The opposite of superwoman
I am currently sporting a rather impressive bruise which was acquired in a rather banal way and as it turns out this is not a new experience for me. I have begun to notice a pattern in my distinctly Lauraish mishaps that go beyond my usual being a klutz. Its somewhat amusing that considering I crossfit , using heavyish weights and swing from bars that its not from here my injuries stem but instead ordinary life activities that others complete unscathed.
My most recent bruise was acquired just this weekend at my sisters house. I was minding my nieces all weekend and on Saturday we had arrived back from an outing to a cold dark house. We had gotten back later than planned and I was trying to do all the things at once. I had settled them inside and my next task was to light the fire, as I went to do so I realised it needed to be cleaned out so off I went outside with a torch in search of a bucket. I found it on the deck at the back of the house but because of the darkness I did not realise the deck had become treacherously slippy from the rain. As I was turning to head back into the house I felt my legs go from beneath me and next thing I knew I was lying sideways on the ground feeling like I couldn't breathe. As I recovered I picked myself off and limped back into the house feeling very much and sorry for myself. I was pretty achey that night but it wasn't until the following morning I was able to take full stock of my injuries. One scabbed knee, a pulled muscle in my right leg that's making it awkward to drive and a rather angry looking bruise on my ribs. I'm probably lucky I didn't do worse damage.

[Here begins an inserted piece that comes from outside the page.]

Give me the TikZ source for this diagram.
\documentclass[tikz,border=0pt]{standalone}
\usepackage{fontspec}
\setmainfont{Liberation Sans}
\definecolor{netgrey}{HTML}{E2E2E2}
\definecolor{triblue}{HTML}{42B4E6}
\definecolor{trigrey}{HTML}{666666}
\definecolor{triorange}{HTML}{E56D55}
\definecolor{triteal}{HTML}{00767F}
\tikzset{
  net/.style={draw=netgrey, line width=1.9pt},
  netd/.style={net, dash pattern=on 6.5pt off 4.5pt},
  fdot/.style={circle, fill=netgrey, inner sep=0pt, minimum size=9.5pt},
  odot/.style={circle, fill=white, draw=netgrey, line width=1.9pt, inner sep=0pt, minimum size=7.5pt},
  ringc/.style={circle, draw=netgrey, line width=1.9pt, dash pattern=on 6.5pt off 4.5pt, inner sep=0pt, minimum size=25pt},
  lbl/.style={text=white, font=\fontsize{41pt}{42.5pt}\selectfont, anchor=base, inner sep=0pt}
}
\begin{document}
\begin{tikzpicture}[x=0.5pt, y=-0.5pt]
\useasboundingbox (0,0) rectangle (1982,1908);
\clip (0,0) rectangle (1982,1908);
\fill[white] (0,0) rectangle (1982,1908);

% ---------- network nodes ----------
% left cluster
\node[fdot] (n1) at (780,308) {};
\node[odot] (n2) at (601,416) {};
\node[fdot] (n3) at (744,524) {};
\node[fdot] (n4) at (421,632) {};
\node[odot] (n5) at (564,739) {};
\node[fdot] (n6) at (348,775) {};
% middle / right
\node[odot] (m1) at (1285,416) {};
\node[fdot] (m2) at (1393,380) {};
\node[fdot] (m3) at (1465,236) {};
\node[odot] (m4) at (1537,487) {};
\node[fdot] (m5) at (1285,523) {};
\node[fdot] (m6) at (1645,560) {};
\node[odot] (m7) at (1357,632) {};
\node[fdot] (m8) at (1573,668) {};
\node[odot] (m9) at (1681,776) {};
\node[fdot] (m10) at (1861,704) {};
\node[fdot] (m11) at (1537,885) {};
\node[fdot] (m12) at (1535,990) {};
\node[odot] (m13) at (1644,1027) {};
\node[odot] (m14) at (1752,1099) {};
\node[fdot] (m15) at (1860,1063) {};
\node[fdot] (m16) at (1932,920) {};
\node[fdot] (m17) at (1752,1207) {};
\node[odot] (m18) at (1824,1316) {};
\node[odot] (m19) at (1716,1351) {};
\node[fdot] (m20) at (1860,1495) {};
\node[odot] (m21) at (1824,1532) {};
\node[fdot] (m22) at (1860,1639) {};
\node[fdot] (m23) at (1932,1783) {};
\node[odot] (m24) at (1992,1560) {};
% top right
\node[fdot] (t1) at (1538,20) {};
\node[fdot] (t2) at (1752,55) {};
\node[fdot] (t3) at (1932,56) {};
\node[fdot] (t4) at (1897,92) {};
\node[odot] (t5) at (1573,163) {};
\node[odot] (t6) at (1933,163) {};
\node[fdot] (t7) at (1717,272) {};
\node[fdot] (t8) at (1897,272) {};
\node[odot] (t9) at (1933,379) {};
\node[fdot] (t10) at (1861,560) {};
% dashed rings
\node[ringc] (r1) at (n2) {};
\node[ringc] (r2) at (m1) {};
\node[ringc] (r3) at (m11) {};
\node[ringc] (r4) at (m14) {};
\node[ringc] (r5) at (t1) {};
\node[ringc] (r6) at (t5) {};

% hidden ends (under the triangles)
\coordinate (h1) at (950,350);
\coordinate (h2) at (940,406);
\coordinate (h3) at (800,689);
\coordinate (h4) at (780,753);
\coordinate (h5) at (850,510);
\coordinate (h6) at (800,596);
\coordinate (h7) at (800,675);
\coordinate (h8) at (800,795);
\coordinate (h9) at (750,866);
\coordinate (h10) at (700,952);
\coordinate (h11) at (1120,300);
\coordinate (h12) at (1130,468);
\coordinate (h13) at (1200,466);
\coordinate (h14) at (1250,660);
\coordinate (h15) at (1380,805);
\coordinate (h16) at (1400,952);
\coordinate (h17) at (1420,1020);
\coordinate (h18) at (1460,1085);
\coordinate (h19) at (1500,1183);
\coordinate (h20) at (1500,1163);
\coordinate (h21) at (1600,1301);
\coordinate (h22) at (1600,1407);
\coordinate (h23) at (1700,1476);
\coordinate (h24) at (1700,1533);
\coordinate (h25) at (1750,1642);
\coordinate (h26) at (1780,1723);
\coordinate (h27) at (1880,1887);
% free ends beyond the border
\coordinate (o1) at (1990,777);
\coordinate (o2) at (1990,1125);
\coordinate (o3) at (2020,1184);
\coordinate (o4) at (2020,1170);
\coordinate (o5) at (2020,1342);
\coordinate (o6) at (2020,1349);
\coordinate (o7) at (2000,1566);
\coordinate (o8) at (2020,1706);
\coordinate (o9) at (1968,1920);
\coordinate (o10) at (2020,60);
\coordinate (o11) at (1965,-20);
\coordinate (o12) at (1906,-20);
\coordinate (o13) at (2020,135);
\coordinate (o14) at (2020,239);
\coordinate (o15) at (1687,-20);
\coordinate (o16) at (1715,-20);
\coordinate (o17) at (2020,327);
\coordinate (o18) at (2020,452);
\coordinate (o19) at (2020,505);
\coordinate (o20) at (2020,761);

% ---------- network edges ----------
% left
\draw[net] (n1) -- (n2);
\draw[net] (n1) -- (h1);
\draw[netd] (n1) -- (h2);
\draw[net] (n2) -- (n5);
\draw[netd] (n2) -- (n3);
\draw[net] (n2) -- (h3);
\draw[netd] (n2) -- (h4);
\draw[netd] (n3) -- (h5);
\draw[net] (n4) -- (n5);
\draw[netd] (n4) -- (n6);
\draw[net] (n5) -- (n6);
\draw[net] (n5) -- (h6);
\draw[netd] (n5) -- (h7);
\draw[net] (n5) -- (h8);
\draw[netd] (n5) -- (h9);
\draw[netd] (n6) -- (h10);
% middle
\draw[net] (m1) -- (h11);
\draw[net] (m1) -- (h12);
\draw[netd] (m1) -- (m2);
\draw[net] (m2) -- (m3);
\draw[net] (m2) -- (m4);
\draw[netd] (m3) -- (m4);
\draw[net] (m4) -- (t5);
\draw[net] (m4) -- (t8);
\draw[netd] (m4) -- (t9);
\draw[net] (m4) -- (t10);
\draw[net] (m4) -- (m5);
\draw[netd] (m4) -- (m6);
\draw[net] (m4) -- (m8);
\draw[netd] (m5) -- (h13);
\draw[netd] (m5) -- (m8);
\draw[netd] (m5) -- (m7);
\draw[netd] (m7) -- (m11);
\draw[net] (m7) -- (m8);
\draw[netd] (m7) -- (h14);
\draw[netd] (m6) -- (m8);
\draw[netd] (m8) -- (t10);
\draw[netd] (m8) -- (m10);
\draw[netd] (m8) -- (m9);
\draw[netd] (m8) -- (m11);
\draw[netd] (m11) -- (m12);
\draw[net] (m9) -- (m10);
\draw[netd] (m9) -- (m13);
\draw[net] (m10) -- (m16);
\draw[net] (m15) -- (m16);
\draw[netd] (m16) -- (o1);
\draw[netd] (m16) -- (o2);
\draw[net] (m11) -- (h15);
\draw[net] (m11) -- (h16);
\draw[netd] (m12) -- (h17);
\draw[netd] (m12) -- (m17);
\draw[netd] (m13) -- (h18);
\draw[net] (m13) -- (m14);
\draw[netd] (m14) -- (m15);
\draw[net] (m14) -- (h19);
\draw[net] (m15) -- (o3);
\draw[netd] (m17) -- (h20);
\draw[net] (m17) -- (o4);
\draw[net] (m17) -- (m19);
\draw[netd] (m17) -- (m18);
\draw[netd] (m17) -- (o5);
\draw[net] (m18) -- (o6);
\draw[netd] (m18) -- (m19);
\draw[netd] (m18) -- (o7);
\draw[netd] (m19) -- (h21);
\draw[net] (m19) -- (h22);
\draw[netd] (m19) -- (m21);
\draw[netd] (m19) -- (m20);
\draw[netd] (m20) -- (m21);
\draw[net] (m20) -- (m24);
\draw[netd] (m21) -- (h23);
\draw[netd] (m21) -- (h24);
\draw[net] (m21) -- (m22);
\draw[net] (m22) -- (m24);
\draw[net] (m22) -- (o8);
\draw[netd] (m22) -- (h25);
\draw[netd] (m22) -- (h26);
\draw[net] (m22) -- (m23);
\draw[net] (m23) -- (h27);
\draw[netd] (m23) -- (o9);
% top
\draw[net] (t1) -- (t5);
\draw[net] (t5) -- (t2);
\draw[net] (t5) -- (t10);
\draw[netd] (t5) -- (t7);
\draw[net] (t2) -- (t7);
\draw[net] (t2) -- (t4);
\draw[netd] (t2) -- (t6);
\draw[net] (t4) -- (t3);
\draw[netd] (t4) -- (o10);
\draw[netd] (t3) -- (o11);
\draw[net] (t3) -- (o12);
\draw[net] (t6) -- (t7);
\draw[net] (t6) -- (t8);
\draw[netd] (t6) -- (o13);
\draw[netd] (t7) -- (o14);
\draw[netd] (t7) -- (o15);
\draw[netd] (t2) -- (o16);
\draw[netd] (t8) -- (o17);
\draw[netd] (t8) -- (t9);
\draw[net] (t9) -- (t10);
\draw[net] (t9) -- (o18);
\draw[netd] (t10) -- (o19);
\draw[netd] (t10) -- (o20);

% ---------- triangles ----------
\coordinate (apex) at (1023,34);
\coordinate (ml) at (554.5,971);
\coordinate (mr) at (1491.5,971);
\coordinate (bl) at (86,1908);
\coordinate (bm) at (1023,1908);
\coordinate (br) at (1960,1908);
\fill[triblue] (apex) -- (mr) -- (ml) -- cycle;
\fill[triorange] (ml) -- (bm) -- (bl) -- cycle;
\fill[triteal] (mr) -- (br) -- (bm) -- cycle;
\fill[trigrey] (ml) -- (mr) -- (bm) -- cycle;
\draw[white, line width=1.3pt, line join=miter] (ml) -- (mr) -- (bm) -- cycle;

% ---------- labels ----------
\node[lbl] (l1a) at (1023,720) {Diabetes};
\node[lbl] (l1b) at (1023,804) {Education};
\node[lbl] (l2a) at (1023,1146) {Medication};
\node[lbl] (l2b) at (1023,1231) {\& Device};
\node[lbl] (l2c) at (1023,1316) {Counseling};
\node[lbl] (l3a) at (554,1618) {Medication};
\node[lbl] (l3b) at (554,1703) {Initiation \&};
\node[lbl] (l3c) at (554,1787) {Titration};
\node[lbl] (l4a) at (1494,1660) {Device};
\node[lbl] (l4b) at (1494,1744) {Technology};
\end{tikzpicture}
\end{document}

As I said this is not the first time I've injured myself doing ordinary things. Just recently I caused myself quite a bit of pain by punching a door. Our apartment has super heavy fire doors and is really dark at night with the curtains closed. I had woke up during the night to use the loo and my boyfriend had thoughtfully closed the doors to both the living room and spare room so I was making my way there half asleep in darkness. I also didn't notice the bathroom door was ajar so I walked into what I thought was empty space and ended up punching a door, stubbing a toe and jabbing myself in the stomach with the door handle. Fortunately my middle is nicely padded so I was left with no lasting scars.
My most impressive feat to date though was back in my bookshop days when I battered my leg attempting to hang Christmas decorations. I made the mistake of standing on the wrong part of a stool and managed to both whack it off my leg and trip over it and I still have the scar to prove it.
It just goes to show I am clearly a walking disaster.